Steven Levitt is an economist with a gift for asking uncomfortable questions, and Stephen Dubner is a journalist with a gift for making the answers readable. Together they produced Freakonomics, a book that applies the tools of economic analysis — incentives, data, and a willingness to follow evidence wherever it leads — to subjects that economists are not supposed to care about: sumo wrestling, crack cocaine, the Ku Klux Klan, and the mystery of why crime fell so dramatically in the United States during the 1990s. The book has no single unifying thesis beyond the provocation that conventional wisdom is frequently wrong, and that the world makes a lot more sense once you start asking the right questions rather than accepting the answers you’ve been handed.

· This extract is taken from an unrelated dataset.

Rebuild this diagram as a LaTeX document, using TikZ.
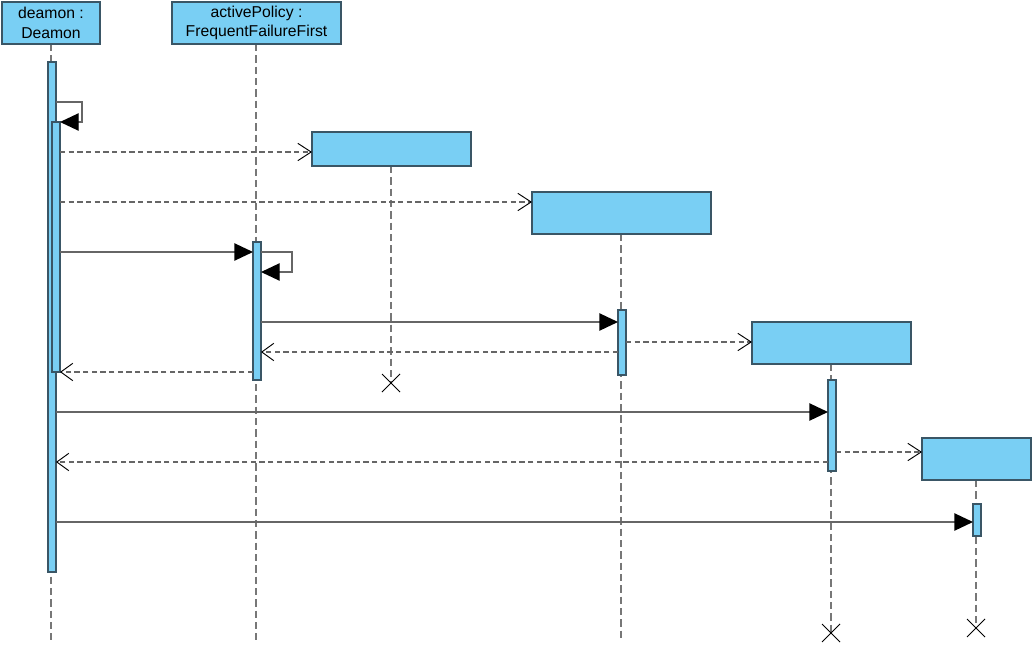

The authors move briskly through a series of loosely connected case studies, each designed to overturn an intuitive assumption. Why do drug dealers live with their mothers? Because the economics of street-level crack dealing look less like a criminal empire and more like a franchise with terrible odds at the bottom. What do schoolteachers and sumo wrestlers have in common? Both, under the right conditions, cheat. The book’s most controversial chapter argues that the dramatic decline in violent crime in the 1990s — which experts attributed to better policing, gun control, and a strong economy — was significantly driven by the legalization of abortion following Roe v. Wade in 1973, which reduced the number of unwanted children who, statistically, faced the highest risk of becoming criminals. The argument is not a moral endorsement of abortion but a demonstration of how distant causes produce unexpected effects. Throughout, Levitt and Dubner write with irreverence and genuine curiosity, treating economic thinking less as a discipline and more as a lens for seeing hidden patterns in human behavior.
Key takeaways
-
Incentives are the cornerstone of modern life. People respond to incentives — economic, social, and moral — in predictable ways, and understanding those incentives often explains behavior that otherwise seems irrational or mysterious.
-
Conventional wisdom is often wrong. The book repeatedly shows that widely shared, confidently held beliefs — about crime, parenting, real estate agents, and more — collapse under rigorous scrutiny of the underlying data.
-
The legalization of abortion may have been the biggest driver of the 1990s crime drop. Levitt’s most famous and contested finding holds that cohorts of unwanted children who were never born, following Roe v. Wade, account for a substantial portion of the decline in violent crime two decades later.
-
Information asymmetry creates power. Experts — real estate agents, car dealers, insurance brokers — exploit the gap between what they know and what their clients know. Levitt and Dubner show that closing that gap, as the internet tends to do, dramatically shifts the balance of power.
-
Street-level drug dealing is brutally hierarchical and poorly compensated. Using actual financial records from a Chicago crack gang, the authors show that foot soldiers earn below minimum wage while accepting enormous physical risk, because they are betting on a lottery ticket to reach the top of a winner-take-all hierarchy.
-
Parenting inputs matter less than parenting identity. An analysis of school test data suggests that what parents are — their education, socioeconomic status, the books already on the shelf — predicts children’s outcomes far better than what parents do, undermining a vast parenting-advice industry built on the opposite assumption.
-
Cheating is rational and widespread when the stakes are high and monitoring is low. From Chicago schoolteachers manipulating standardized test results to protect their jobs, to sumo wrestlers trading bouts to protect rankings, the book finds evidence of strategic dishonesty wherever incentives and opportunity align.